The very first LH post was about the “My language is the original language” phenomenon, and here we have a sterling example of it. For non-Russian-speaking readers: Valerii A. Chudinov, professor of, um, culturology and management at ГУУ (the State University of Management, founded in 1919 as Московский промышленно-экономический практический институт [Moscow Engineering-Economic Institute], in case you were thinking it was some ’90s fly-by-night creation), although his graduate studies were in physics, has an abiding interest in Slavic mythology and paleography, and when he talks about Slavic paleography he doesn’t mean medieval runes—he means “что славянская письменность и прежде всего русская письменность существуют, по крайней мере, несколько десятков тысяч лет” [‘that Slavic writing, and above all Russian writing, has existed for at least several tens of thousands of years’]. He has found Slavic runes not only on Byzantine icons of the fifth to tenth centuries, but on Greek vases from the second to sixth centuries BC—not to mention the prehistoric cave paintings of France:
And when you begin to work on them [obrabatyvat’ ‘treat, process; refine, polish’] skillfully, because otherwise the inscriptions are not visible, it turns out that on the mammoth is written mamont [‘mammoth’], and on the horse is written dil! This is where the Russian word korkodil [apparently 16th-century Russian chronicles refer to water-dwelling beasts called “korkodily”] comes from. Because the plan of word formation is identical – korkovyi dil – horse from korka [‘crust/rind’], and korka is ‘scale.’ So we don’t have a distortion of an English or Latin word, but rather the reverse: the Latin word is a distortion of the Russian: it was korkodil, and it became krokodil [‘crocodile’].

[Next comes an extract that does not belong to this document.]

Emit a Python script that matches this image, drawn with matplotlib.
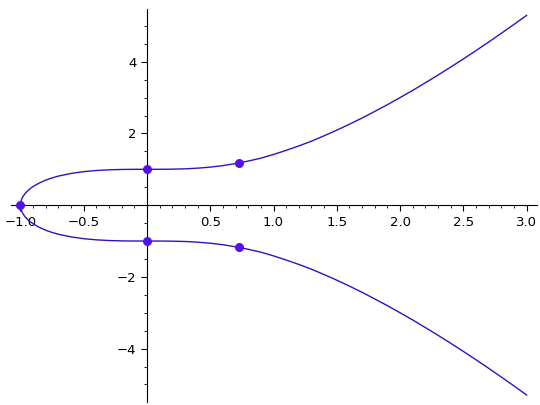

Mind you, he’s not a dogmatist—he admits that Chinese may possibly be as ancient as Russian (“I haven’t touched on southern Asia”)—but he’s quite sure that all of northern Asia, from Britain to Alaska, “in the Stone Age was entirely Russian.”
I’m quoting from the amused summary at i_crust’s Live Journal page; those wanting to read the full interview (or just see a couple of photographs of the impressively bearded professor) should go here. And if you’re truly interested in his theories, he’s got a new book out.
(Many thanks to frequent commenter Tatyana for the link, which made my day!)